>> start MATERIAL
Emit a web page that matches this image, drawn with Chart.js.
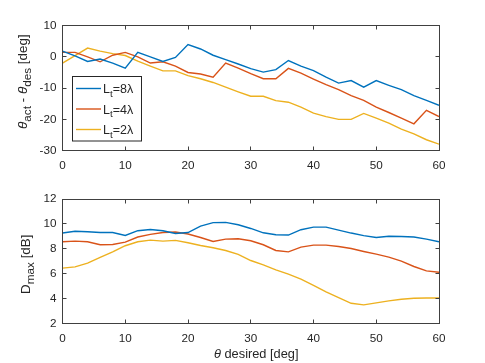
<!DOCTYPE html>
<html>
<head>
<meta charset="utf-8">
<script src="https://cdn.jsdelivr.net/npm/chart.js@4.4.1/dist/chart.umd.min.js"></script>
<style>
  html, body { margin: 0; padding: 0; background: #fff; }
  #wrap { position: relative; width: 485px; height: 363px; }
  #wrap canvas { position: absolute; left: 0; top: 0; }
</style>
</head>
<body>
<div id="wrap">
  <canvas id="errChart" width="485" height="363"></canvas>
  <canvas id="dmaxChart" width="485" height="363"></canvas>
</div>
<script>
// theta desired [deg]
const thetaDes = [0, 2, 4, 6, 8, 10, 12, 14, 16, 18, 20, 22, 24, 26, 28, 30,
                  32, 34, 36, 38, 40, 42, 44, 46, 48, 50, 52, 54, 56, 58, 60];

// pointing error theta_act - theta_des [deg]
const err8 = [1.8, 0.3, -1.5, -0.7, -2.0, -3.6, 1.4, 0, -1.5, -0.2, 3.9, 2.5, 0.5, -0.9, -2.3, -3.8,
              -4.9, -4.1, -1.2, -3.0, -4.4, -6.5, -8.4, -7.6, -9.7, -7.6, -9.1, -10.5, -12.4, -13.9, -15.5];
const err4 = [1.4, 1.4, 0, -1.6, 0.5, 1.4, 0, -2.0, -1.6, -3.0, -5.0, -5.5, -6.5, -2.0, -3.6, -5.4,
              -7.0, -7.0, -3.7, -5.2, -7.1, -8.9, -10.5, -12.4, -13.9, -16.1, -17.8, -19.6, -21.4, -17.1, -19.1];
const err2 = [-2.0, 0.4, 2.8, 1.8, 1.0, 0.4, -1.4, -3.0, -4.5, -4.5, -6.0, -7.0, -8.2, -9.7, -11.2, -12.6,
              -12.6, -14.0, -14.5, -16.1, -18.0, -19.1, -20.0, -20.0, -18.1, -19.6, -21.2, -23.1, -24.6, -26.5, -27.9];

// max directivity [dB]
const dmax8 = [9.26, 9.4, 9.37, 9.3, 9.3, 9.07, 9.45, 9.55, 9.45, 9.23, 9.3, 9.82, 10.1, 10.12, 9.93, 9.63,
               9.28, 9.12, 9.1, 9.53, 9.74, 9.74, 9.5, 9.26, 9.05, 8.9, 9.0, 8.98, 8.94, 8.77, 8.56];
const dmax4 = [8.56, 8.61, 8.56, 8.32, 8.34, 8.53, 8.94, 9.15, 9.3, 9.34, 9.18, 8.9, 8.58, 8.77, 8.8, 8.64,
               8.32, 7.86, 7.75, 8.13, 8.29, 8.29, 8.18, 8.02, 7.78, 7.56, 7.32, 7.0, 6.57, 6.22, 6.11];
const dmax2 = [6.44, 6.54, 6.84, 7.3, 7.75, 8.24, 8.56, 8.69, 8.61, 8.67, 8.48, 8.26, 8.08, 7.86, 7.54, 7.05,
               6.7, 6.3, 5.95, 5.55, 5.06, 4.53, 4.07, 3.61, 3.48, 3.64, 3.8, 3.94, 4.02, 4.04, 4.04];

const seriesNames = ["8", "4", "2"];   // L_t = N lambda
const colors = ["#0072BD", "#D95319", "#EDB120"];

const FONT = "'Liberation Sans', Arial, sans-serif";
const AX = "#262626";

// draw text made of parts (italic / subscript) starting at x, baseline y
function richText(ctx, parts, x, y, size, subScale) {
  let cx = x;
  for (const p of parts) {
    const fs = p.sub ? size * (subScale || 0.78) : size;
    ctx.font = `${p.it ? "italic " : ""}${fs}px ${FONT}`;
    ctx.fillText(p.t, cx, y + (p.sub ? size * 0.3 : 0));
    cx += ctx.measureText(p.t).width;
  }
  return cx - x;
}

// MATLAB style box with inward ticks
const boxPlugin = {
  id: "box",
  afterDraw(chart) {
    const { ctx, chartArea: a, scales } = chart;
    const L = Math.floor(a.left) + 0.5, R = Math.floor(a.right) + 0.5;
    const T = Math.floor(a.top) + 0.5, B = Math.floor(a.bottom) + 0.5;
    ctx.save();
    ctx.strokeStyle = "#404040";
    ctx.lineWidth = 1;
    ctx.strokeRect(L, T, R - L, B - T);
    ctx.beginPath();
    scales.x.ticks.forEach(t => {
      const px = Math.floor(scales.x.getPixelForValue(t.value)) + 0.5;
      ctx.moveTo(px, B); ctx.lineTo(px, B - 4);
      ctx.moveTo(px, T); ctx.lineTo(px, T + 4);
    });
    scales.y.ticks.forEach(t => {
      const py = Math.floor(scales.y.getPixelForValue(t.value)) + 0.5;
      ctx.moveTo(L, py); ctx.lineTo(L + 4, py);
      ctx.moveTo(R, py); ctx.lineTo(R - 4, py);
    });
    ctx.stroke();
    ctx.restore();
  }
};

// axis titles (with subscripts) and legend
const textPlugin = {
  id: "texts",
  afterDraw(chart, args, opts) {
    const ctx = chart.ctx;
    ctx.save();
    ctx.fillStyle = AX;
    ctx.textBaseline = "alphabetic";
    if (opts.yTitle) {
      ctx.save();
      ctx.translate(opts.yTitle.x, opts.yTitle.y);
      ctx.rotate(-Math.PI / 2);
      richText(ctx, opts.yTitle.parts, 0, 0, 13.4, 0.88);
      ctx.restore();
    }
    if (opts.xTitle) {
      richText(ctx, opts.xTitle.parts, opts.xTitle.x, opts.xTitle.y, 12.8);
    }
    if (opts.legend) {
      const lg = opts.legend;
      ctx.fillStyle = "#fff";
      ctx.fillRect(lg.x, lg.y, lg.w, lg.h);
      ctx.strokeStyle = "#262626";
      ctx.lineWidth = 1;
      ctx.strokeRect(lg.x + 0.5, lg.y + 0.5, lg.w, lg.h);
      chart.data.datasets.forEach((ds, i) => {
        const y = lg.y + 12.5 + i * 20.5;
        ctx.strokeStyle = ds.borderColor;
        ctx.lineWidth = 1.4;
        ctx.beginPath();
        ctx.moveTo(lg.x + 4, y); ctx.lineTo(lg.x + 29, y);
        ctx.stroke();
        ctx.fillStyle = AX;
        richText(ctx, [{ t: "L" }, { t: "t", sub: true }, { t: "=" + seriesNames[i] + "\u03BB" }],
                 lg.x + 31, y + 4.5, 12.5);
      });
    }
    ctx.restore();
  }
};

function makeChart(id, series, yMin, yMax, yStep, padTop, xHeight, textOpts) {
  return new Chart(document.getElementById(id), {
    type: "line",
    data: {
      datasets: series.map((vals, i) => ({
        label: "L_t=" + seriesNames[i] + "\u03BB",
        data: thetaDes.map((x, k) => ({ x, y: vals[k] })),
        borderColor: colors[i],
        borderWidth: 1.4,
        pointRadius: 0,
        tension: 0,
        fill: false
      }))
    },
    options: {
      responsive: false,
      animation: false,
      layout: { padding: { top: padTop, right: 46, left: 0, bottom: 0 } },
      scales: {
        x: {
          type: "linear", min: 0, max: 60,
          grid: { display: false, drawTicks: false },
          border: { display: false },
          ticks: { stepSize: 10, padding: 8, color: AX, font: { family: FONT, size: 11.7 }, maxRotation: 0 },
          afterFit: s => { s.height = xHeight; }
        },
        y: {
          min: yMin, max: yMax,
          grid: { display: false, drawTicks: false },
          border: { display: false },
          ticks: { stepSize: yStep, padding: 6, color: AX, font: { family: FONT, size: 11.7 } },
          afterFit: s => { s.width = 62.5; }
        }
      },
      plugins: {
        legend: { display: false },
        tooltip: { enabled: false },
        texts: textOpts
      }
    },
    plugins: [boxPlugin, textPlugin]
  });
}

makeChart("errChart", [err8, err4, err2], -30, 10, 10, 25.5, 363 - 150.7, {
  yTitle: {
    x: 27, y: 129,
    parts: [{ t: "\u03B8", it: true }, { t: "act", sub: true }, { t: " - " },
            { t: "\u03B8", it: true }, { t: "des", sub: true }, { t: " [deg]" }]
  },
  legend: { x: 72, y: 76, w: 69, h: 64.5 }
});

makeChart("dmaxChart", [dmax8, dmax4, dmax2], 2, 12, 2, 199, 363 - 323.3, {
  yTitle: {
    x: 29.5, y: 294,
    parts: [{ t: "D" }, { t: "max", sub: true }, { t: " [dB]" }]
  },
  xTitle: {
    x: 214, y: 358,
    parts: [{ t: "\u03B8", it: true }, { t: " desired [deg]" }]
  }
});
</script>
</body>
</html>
>> end MATERIAL
### GIVEN INSTRUCTION
List the lines that contain the word "with".

### TASK RESULT
Emit a web page that matches this image, drawn with Chart.js.
// MATLAB style box with inward ticks
// axis titles (with subscripts) and legend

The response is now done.